What exactly did Virginia Giuffre allege against Prince Andrew in her 2014 and later filings, and how did his legal defense respond?
Executive summary
Virginia Giuffre first made public allegations in 2014 that she had been sex‑trafficked as a teenager by Jeffrey Epstein and Ghislaine Maxwell and that one of the men she was forced to have sex with was Prince Andrew; those claims were later formalized in sworn affidavits and a 2021 New York civil suit alleging sexual abuse when she was 16–17 and seeking damages under New York law [1] [2] [3]. Prince Andrew’s legal team consistently denied the allegations as false, mounted pretrial attacks on Giuffre’s claims and evidence, demanded extensive discovery including mental‑health records, argued consent and statute‑of‑limitations defenses, sought dismissal, and ultimately reached an out‑of‑court settlement in early 2022 without any admission of liability [4] [2] [5] [6].
1. The 2014 allegations: a sworn affidavit that named Prince Andrew and laid the groundwork
In December 2014 Giuffre’s lawyers filed a Florida court affidavit alleging that Epstein and Maxwell trafficked her to several prominent men and explicitly naming Prince Andrew as one of those to whom she was forced to provide sexual services when she was a minor; that filing was the first time her identity and the claim against Andrew were publicly set out in court papers [1] [7]. The 2014 filing was tied to other litigation over Epstein’s conduct and also prompted public attention because of a photograph showing Andrew with his arm around Giuffre at Maxwell’s London home, which Giuffre says was taken shortly before an alleged sexual encounter [1] [8].

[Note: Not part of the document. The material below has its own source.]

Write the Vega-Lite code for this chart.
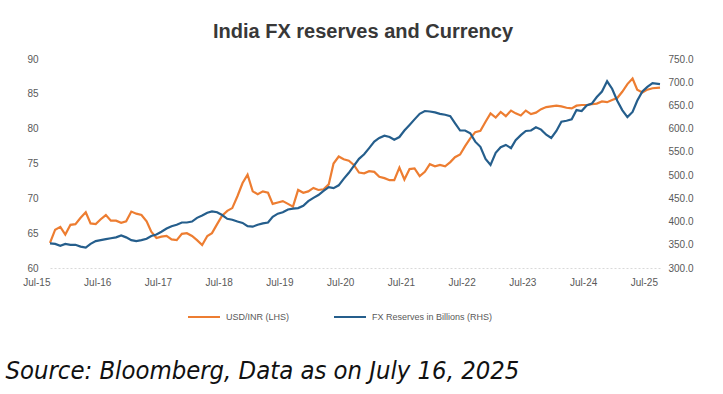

2. Subsequent filings and the 2015 affidavit: detail and context
Giuffre expanded on the allegations in a 2015 court affidavit and in other filings related to suits against Maxwell and in relation to settlements with Epstein, asserting that she was trafficked in the late 1990s and early 2000s and that encounters with Andrew took place when she was 16–17 years old, including a specific date she later gave — 10 March 2001 — as the timing of an encounter in London [1] [7]. Those earlier affidavits and records were later invoked and scrutinized in U.S. litigation, even as some of Giuffre’s statements were struck from certain federal filings during procedural fights [1].
3. The 2021 civil complaint: three alleged encounters, locations and claimed harms
When Giuffre filed a formal civil complaint in the Southern District of New York in August 2021 she alleged that Prince Andrew sexually abused her on three occasions — at Ghislaine Maxwell’s London townhouse, at Epstein’s Manhattan home, and at Epstein’s Little St. James island — and that she suffered severe, lasting emotional distress as a result; the complaint sought unspecified damages under New York law’s Child Victims Act [9] [2] [4]. The complaint also included the widely circulated photo as a piece of corroborating evidence and reiterated claims that Epstein had paid or arranged for her to be made available to certain men [8] [10].
4. Prince Andrew’s legal responses before trial: categorical denials, defensive motions, and aggressive discovery requests
Andrew’s lawyers “unequivocally denied” Giuffre’s allegations and said he had “no recollection” of meeting her and “did not participate in the sexual exploitation of minors,” framing the claims as false and, at times, a “payday” litigation strategy; they filed motions to dismiss, argued that the acts were consensual where consent was relevant and pointed to earlier settlements that they said precluded the suit, and demanded extensive documents and records from Giuffre, including mental‑health files, which drew criticism from academics as tactics that could retraumatize or discredit the accuser [4] [2] [5]. In court filings his team enumerated defenses and sought a jury trial while also contesting jurisdictional and procedural grounds [2].
5. Resolution: settlement without admission of guilt and its legal effect
Before the case reached a jury, the parties announced an out‑of‑court settlement in February 2022; court papers and subsequent reporting state that Prince Andrew agreed to pay an undisclosed sum and make donations to Giuffre’s charity while the stipulation of dismissal made clear he did not admit liability — a settlement that ended the civil litigation but left unanswered criminal exposure or broader factual adjudication in court [6] [11] [5]. The settlement spared both sides a public trial: Giuffre secured compensation and a public acknowledgement of her status as a survivor in the settlement language, while Andrew avoided testifying and an adversarial verdict [4] [5].